[Military Reminiscences of the Civil War V1 by Jacob Dolson Cox]@TWC D-Link book
Military Reminiscences of the Civil War V1

CHAPTER I
17/31

Some things beside his natural attachment to Pennsylvania made the proposal an attractive one to him.

It was already evident that the army which might be organized near Washington would be peculiarly in the public eye, and would give to its leading officers greater opportunities of prompt recognition and promotion than would be likely to occur in the West.

The close association with the government would also be a source of power if he were successful, and the way to a chief command would be more open there than elsewhere.

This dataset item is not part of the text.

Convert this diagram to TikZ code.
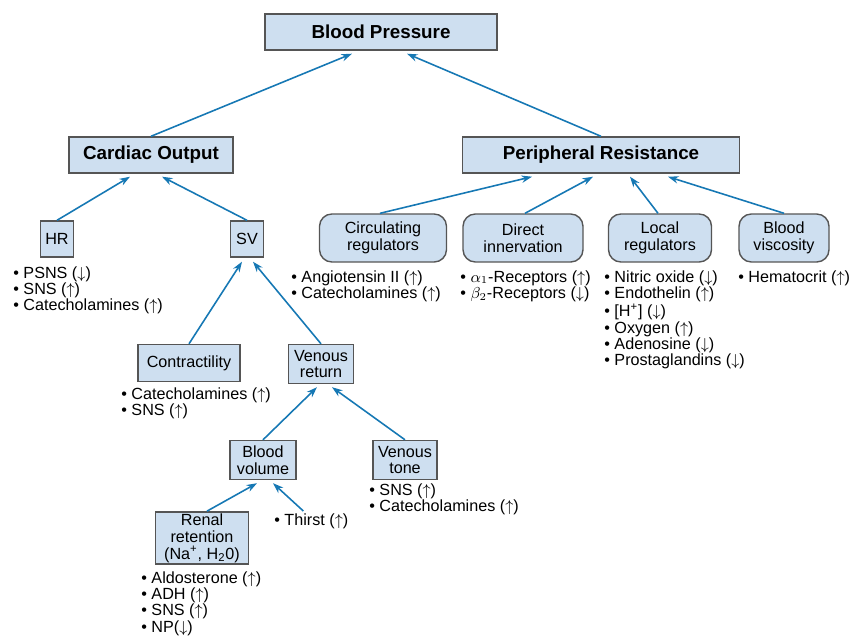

McClellan told me frankly that if the offer had come before he had assumed the Ohio command, he would have accepted it; but he promptly decided that he was honorably bound to serve under the commission he had already received and which, like my own, was dated April 23.
My own first assignment to a military command was during the same week, on the completion of our estimates, when I was for a few days put in charge of Camp Jackson, the depot of recruits which Governor Dennison had established in the northern suburb of Columbus and had named in honor of the first squelcher of secessionism.

McClellan soon determined, however, that a separate camp of instruction should be formed for the troops mustered into the United States service, and should be so placed as to be free from the temptations and inconveniences of too close neighborhood to a large city, whilst it should also be reasonably well placed for speedy defence of the southern frontier of the State.